Write out, word for word, every line from the first one through the line that holds "Arial, Helvetica, sans-serif';", and nothing else; skip the pictures.

*RAW DATA:*
□ □ □ □

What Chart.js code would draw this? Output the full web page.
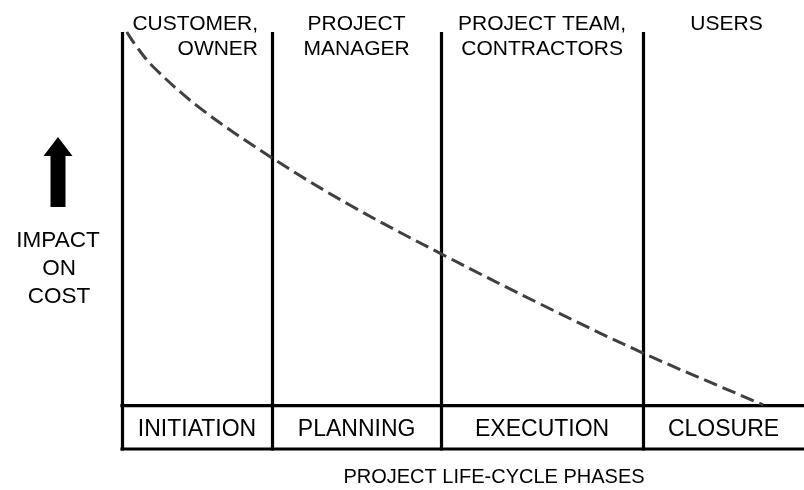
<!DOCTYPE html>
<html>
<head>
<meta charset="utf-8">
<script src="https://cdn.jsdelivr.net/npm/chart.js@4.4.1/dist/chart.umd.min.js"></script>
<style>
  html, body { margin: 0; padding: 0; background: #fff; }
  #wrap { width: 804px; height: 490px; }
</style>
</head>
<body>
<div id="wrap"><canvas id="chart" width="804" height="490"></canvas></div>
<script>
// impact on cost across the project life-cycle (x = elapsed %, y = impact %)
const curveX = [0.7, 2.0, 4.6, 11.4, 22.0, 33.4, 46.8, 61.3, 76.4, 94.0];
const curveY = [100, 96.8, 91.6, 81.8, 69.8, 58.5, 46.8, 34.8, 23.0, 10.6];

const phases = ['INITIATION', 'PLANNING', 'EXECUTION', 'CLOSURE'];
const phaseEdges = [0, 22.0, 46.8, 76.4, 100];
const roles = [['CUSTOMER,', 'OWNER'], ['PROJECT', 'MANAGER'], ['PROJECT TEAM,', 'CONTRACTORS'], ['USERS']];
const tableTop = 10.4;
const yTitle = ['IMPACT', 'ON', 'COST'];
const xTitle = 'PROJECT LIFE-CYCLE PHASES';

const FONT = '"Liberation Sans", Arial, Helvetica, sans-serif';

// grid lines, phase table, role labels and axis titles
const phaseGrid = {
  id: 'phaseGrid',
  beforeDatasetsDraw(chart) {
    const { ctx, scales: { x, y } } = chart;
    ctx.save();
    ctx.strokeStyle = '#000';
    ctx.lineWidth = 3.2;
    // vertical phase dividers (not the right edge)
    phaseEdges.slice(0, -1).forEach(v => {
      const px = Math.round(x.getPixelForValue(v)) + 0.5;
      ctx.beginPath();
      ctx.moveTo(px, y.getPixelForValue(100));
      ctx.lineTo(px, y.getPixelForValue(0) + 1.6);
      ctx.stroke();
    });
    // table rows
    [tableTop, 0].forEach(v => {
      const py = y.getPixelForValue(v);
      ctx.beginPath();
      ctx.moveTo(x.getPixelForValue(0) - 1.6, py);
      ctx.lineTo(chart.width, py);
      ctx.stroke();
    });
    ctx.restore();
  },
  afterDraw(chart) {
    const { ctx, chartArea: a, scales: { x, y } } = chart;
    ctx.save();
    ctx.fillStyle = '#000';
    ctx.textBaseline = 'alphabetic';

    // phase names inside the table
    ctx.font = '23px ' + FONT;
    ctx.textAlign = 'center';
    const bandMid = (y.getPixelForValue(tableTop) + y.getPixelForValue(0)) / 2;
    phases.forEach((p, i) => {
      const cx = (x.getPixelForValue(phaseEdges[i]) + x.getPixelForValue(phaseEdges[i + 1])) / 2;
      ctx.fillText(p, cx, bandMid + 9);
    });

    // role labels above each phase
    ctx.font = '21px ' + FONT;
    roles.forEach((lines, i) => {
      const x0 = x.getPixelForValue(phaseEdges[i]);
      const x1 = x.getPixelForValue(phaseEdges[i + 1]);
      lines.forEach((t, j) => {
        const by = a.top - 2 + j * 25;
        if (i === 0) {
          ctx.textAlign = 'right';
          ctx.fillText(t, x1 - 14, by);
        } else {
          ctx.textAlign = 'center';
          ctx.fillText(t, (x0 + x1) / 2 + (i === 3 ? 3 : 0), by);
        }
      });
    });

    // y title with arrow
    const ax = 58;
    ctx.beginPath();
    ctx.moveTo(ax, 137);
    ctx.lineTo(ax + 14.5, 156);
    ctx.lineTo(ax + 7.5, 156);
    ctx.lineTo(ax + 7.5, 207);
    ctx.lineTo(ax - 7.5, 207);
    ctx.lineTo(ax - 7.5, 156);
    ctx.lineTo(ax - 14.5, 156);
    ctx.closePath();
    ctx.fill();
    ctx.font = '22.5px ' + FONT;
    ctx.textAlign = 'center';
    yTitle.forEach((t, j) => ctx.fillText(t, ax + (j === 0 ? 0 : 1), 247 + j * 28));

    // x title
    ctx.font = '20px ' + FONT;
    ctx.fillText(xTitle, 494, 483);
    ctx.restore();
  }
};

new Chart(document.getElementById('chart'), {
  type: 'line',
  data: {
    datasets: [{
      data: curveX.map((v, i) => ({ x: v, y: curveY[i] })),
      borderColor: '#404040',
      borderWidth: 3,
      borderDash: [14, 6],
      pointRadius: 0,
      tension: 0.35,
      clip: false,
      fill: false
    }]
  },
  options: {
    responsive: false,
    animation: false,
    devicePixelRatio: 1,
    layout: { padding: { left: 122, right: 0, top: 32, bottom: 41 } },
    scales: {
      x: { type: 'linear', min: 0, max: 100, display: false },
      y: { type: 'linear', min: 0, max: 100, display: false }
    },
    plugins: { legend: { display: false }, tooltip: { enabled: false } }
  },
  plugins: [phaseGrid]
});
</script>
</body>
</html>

□ □ □ □

*OUTPUT OF THE TASK:*
What Chart.js code would draw this? Output the full web page.
<!DOCTYPE html>
<html>
<head>
<meta charset="utf-8">
<script src="https://cdn.jsdelivr.net/npm/chart.js@4.4.1/dist/chart.umd.min.js"></script>
<style>
  html, body { margin: 0; padding: 0; background: #fff; }
  #wrap { width: 804px; height: 490px; }
</style>
</head>
<body>
<div id="wrap"><canvas id="chart" width="804" height="490"></canvas></div>
<script>
// impact on cost across the project life-cycle (x = elapsed %, y = impact %)
const curveX = [0.7, 2.0, 4.6, 11.4, 22.0, 33.4, 46.8, 61.3, 76.4, 94.0];
const curveY = [100, 96.8, 91.6, 81.8, 69.8, 58.5, 46.8, 34.8, 23.0, 10.6];

const phases = ['INITIATION', 'PLANNING', 'EXECUTION', 'CLOSURE'];
const phaseEdges = [0, 22.0, 46.8, 76.4, 100];
const roles = [['CUSTOMER,', 'OWNER'], ['PROJECT', 'MANAGER'], ['PROJECT TEAM,', 'CONTRACTORS'], ['USERS']];
const tableTop = 10.4;
const yTitle = ['IMPACT', 'ON', 'COST'];
const xTitle = 'PROJECT LIFE-CYCLE PHASES';

const FONT = '"Liberation Sans", Arial, Helvetica, sans-serif';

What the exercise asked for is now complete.